**What is asked**
Copy each line exactly. Drop every picture.

- - - - - - -

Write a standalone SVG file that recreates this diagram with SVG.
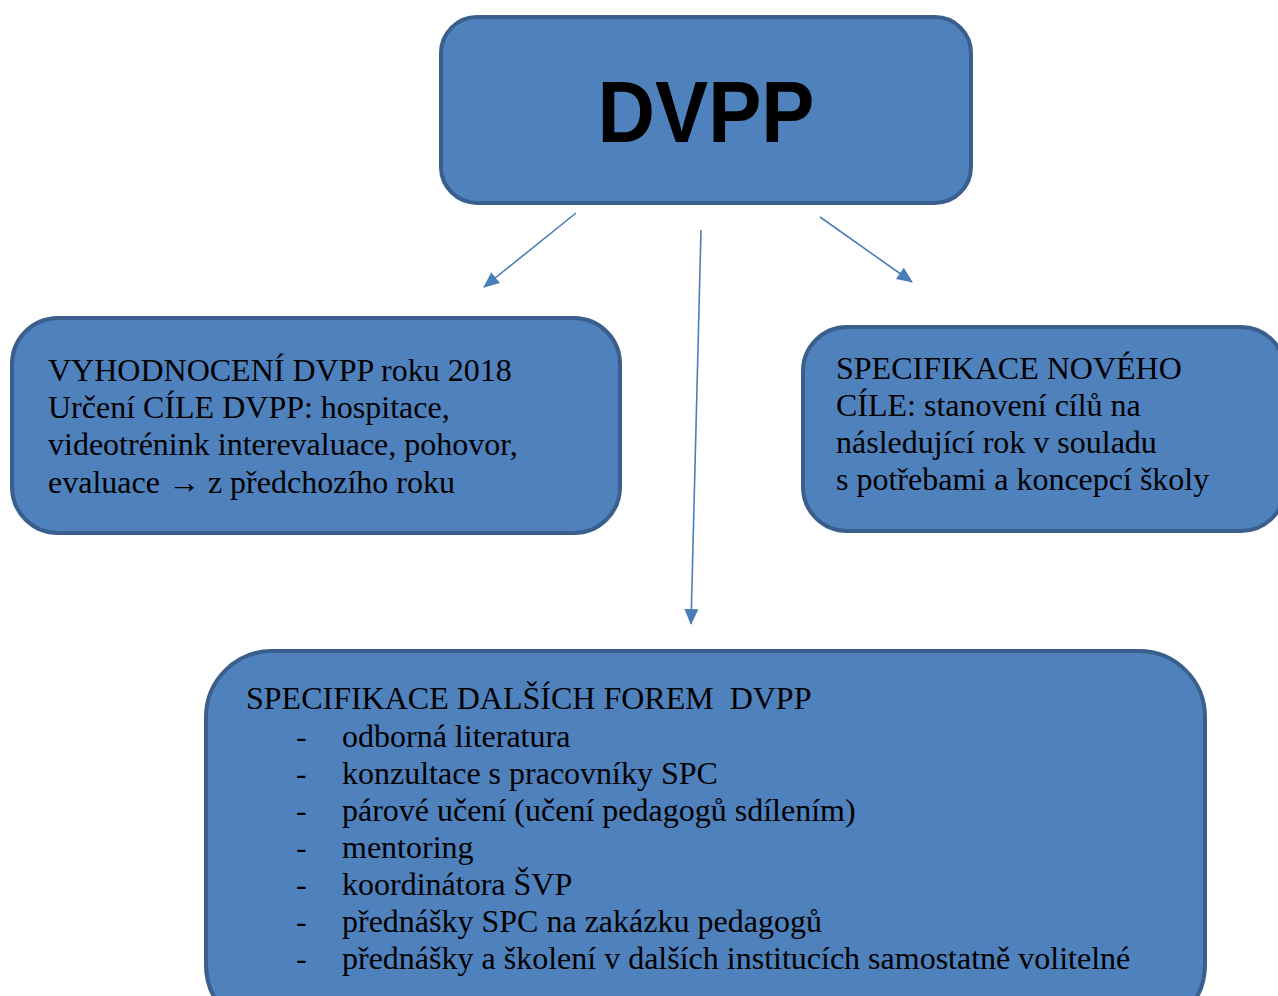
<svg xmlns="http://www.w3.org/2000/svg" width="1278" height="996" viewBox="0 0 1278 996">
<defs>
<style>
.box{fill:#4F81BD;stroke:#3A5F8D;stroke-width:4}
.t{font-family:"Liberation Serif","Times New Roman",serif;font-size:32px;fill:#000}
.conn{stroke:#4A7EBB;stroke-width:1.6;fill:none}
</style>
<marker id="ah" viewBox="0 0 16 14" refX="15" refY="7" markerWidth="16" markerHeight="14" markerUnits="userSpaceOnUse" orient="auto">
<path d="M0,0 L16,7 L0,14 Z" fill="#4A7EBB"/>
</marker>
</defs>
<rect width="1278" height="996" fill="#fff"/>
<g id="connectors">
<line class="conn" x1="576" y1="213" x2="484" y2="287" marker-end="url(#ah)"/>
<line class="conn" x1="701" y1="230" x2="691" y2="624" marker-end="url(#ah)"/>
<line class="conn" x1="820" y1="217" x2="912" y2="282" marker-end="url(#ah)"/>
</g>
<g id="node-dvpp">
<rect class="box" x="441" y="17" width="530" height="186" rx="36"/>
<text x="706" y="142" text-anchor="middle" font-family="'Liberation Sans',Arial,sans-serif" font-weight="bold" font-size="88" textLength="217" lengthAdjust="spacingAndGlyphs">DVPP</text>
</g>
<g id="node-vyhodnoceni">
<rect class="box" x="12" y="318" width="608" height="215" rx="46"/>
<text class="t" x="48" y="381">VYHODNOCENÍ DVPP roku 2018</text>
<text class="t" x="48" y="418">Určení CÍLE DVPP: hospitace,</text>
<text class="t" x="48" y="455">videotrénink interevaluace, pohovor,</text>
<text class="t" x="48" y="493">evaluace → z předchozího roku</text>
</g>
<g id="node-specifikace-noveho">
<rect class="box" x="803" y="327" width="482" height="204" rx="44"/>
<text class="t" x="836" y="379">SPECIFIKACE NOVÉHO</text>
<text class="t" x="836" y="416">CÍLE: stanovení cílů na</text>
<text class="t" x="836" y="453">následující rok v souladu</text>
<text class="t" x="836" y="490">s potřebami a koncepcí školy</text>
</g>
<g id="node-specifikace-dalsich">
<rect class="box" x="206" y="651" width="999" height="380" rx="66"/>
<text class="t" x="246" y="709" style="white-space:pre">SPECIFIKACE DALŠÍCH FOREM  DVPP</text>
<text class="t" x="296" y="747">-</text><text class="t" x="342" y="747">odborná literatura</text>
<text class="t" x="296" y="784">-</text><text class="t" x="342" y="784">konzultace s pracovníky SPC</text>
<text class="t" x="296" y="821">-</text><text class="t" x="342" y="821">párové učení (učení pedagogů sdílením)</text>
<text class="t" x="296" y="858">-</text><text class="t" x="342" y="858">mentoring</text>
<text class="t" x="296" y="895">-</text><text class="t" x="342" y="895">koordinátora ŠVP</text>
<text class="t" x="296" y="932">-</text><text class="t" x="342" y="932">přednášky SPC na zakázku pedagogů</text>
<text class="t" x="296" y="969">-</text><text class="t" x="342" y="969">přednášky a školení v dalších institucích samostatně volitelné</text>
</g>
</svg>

- - - - - - -

**Solution for this task**
Write a standalone SVG file that recreates this diagram with SVG.
<svg xmlns="http://www.w3.org/2000/svg" width="1278" height="996" viewBox="0 0 1278 996">
<defs>
<style>
.box{fill:#4F81BD;stroke:#3A5F8D;stroke-width:4}
.t{font-family:"Liberation Serif","Times New Roman",serif;font-size:32px;fill:#000}
.conn{stroke:#4A7EBB;stroke-width:1.6;fill:none}
</style>
<marker id="ah" viewBox="0 0 16 14" refX="15" refY="7" markerWidth="16" markerHeight="14" markerUnits="userSpaceOnUse" orient="auto">
<path d="M0,0 L16,7 L0,14 Z" fill="#4A7EBB"/>
</marker>
</defs>
<rect width="1278" height="996" fill="#fff"/>
<g id="connectors">
<line class="conn" x1="576" y1="213" x2="484" y2="287" marker-end="url(#ah)"/>
<line class="conn" x1="701" y1="230" x2="691" y2="624" marker-end="url(#ah)"/>
<line class="conn" x1="820" y1="217" x2="912" y2="282" marker-end="url(#ah)"/>
</g>
<g id="node-dvpp">
<rect class="box" x="441" y="17" width="530" height="186" rx="36"/>
<text x="706" y="142" text-anchor="middle" font-family="'Liberation Sans',Arial,sans-serif" font-weight="bold" font-size="88" textLength="217" lengthAdjust="spacingAndGlyphs">DVPP</text>
</g>
<g id="node-vyhodnoceni">
<rect class="box" x="12" y="318" width="608" height="215" rx="46"/>
<text class="t" x="48" y="381">VYHODNOCENÍ DVPP roku 2018</text>
<text class="t" x="48" y="418">Určení CÍLE DVPP: hospitace,</text>
<text class="t" x="48" y="455">videotrénink interevaluace, pohovor,</text>
<text class="t" x="48" y="493">evaluace → z předchozího roku</text>
</g>
<g id="node-specifikace-noveho">
<rect class="box" x="803" y="327" width="482" height="204" rx="44"/>
<text class="t" x="836" y="379">SPECIFIKACE NOVÉHO</text>
<text class="t" x="836" y="416">CÍLE: stanovení cílů na</text>
<text class="t" x="836" y="453">následující rok v souladu</text>
<text class="t" x="836" y="490">s potřebami a koncepcí školy</text>
</g>
<g id="node-specifikace-dalsich">
<rect class="box" x="206" y="651" width="999" height="380" rx="66"/>
<text class="t" x="246" y="709" style="white-space:pre">SPECIFIKACE DALŠÍCH FOREM  DVPP</text>
<text class="t" x="296" y="747">-</text><text class="t" x="342" y="747">odborná literatura</text>
<text class="t" x="296" y="784">-</text><text class="t" x="342" y="784">konzultace s pracovníky SPC</text>
<text class="t" x="296" y="821">-</text><text class="t" x="342" y="821">párové učení (učení pedagogů sdílením)</text>
<text class="t" x="296" y="858">-</text><text class="t" x="342" y="858">mentoring</text>
<text class="t" x="296" y="895">-</text><text class="t" x="342" y="895">koordinátora ŠVP</text>
<text class="t" x="296" y="932">-</text><text class="t" x="342" y="932">přednášky SPC na zakázku pedagogů</text>
<text class="t" x="296" y="969">-</text><text class="t" x="342" y="969">přednášky a školení v dalších institucích samostatně volitelné</text>
</g>
</svg>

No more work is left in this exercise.